* _TASK DESCRIPTION_
Go through the material and write it all out exactly, minus the pictures.

* _GIVEN INFORMATION_
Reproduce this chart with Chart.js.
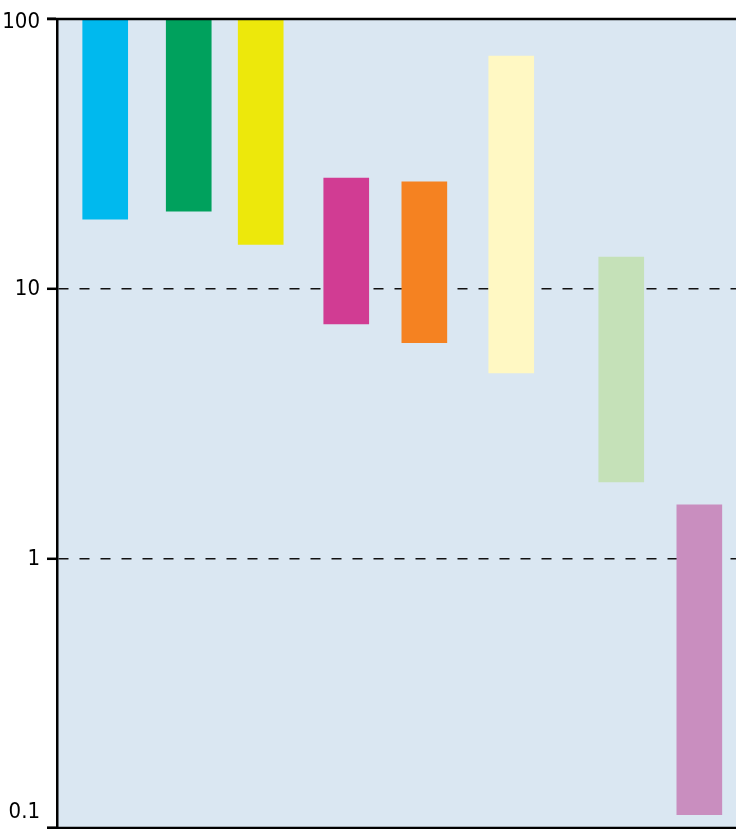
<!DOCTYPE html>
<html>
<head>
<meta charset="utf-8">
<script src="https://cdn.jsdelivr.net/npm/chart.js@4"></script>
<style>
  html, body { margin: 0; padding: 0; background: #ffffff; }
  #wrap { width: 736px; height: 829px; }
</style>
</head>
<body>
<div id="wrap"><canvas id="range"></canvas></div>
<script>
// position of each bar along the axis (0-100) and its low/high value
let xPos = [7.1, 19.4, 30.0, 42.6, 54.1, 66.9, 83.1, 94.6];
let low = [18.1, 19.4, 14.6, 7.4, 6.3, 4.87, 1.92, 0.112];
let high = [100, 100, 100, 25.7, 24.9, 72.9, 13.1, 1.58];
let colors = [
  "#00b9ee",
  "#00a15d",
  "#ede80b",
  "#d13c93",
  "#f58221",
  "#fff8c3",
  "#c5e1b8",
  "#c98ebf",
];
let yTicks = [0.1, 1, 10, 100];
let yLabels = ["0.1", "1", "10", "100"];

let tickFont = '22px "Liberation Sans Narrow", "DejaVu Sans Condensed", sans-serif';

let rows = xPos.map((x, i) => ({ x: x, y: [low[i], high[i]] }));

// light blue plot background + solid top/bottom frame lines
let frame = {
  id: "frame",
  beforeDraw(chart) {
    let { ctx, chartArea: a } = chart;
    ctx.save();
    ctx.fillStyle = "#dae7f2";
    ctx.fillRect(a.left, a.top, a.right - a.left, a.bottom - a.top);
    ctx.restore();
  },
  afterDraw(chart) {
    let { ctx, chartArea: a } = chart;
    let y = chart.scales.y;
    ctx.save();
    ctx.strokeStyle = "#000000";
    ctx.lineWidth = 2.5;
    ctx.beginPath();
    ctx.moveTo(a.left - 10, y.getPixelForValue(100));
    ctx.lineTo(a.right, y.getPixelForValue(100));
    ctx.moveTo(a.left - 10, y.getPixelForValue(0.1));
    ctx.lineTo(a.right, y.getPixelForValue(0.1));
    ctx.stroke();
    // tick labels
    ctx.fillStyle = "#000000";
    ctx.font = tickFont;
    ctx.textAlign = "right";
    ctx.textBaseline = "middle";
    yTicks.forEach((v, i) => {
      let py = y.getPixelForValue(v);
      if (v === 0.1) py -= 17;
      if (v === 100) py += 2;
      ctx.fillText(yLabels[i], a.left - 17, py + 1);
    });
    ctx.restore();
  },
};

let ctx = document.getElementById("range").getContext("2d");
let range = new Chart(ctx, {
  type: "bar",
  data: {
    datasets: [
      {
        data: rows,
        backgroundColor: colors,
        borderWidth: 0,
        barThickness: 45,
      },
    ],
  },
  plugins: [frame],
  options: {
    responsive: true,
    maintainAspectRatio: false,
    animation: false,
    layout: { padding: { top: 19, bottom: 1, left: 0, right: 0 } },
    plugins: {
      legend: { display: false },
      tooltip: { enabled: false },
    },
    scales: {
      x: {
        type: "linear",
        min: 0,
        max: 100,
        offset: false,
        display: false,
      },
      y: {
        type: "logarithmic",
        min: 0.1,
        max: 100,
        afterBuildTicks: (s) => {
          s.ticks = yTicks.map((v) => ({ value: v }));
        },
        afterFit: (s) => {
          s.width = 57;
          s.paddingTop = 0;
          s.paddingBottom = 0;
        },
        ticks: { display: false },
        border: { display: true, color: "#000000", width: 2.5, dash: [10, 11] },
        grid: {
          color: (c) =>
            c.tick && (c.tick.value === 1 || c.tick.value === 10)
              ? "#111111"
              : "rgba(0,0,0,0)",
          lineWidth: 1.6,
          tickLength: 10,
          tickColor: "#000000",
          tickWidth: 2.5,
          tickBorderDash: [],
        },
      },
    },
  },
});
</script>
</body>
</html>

* _OUTPUT OF THE TASK_
Reproduce this chart with Chart.js.
<!DOCTYPE html>
<html>
<head>
<meta charset="utf-8">
<script src="https://cdn.jsdelivr.net/npm/chart.js@4"></script>
<style>
  html, body { margin: 0; padding: 0; background: #ffffff; }
  #wrap { width: 736px; height: 829px; }
</style>
</head>
<body>
<div id="wrap"><canvas id="range"></canvas></div>
<script>
// position of each bar along the axis (0-100) and its low/high value
let xPos = [7.1, 19.4, 30.0, 42.6, 54.1, 66.9, 83.1, 94.6];
let low = [18.1, 19.4, 14.6, 7.4, 6.3, 4.87, 1.92, 0.112];
let high = [100, 100, 100, 25.7, 24.9, 72.9, 13.1, 1.58];
let colors = [
  "#00b9ee",
  "#00a15d",
  "#ede80b",
  "#d13c93",
  "#f58221",
  "#fff8c3",
  "#c5e1b8",
  "#c98ebf",
];
let yTicks = [0.1, 1, 10, 100];
let yLabels = ["0.1", "1", "10", "100"];

let tickFont = '22px "Liberation Sans Narrow", "DejaVu Sans Condensed", sans-serif';

let rows = xPos.map((x, i) => ({ x: x, y: [low[i], high[i]] }));

// light blue plot background + solid top/bottom frame lines
let frame = {
  id: "frame",
  beforeDraw(chart) {
    let { ctx, chartArea: a } = chart;
    ctx.save();
    ctx.fillStyle = "#dae7f2";
    ctx.fillRect(a.left, a.top, a.right - a.left, a.bottom - a.top);
    ctx.restore();
  },
  afterDraw(chart) {
    let { ctx, chartArea: a } = chart;
    let y = chart.scales.y;
    ctx.save();
    ctx.strokeStyle = "#000000";
    ctx.lineWidth = 2.5;
    ctx.beginPath();
    ctx.moveTo(a.left - 10, y.getPixelForValue(100));
    ctx.lineTo(a.right, y.getPixelForValue(100));
    ctx.moveTo(a.left - 10, y.getPixelForValue(0.1));
    ctx.lineTo(a.right, y.getPixelForValue(0.1));
    ctx.stroke();
    // tick labels
    ctx.fillStyle = "#000000";
    ctx.font = tickFont;
    ctx.textAlign = "right";
    ctx.textBaseline = "middle";
    yTicks.forEach((v, i) => {
      let py = y.getPixelForValue(v);
      if (v === 0.1) py -= 17;
      if (v === 100) py += 2;
      ctx.fillText(yLabels[i], a.left - 17, py + 1);
    });
    ctx.restore();
  },
};

let ctx = document.getElementById("range").getContext("2d");
let range = new Chart(ctx, {
  type: "bar",
  data: {
    datasets: [
      {
        data: rows,
        backgroundColor: colors,
        borderWidth: 0,
        barThickness: 45,
      },
    ],
  },
  plugins: [frame],
  options: {
    responsive: true,
    maintainAspectRatio: false,
    animation: false,
    layout: { padding: { top: 19, bottom: 1, left: 0, right: 0 } },
    plugins: {
      legend: { display: false },
      tooltip: { enabled: false },
    },
    scales: {
      x: {
        type: "linear",
        min: 0,
        max: 100,
        offset: false,
        display: false,
      },
      y: {
        type: "logarithmic",
        min: 0.1,
        max: 100,
        afterBuildTicks: (s) => {
          s.ticks = yTicks.map((v) => ({ value: v }));
        },
        afterFit: (s) => {
          s.width = 57;
          s.paddingTop = 0;
          s.paddingBottom = 0;
        },
        ticks: { display: false },
        border: { display: true, color: "#000000", width: 2.5, dash: [10, 11] },
        grid: {
          color: (c) =>
            c.tick && (c.tick.value === 1 || c.tick.value === 10)
              ? "#111111"
              : "rgba(0,0,0,0)",
          lineWidth: 1.6,
          tickLength: 10,
          tickColor: "#000000",
          tickWidth: 2.5,
          tickBorderDash: [],
        },
      },
    },
  },
});
</script>
</body>
</html>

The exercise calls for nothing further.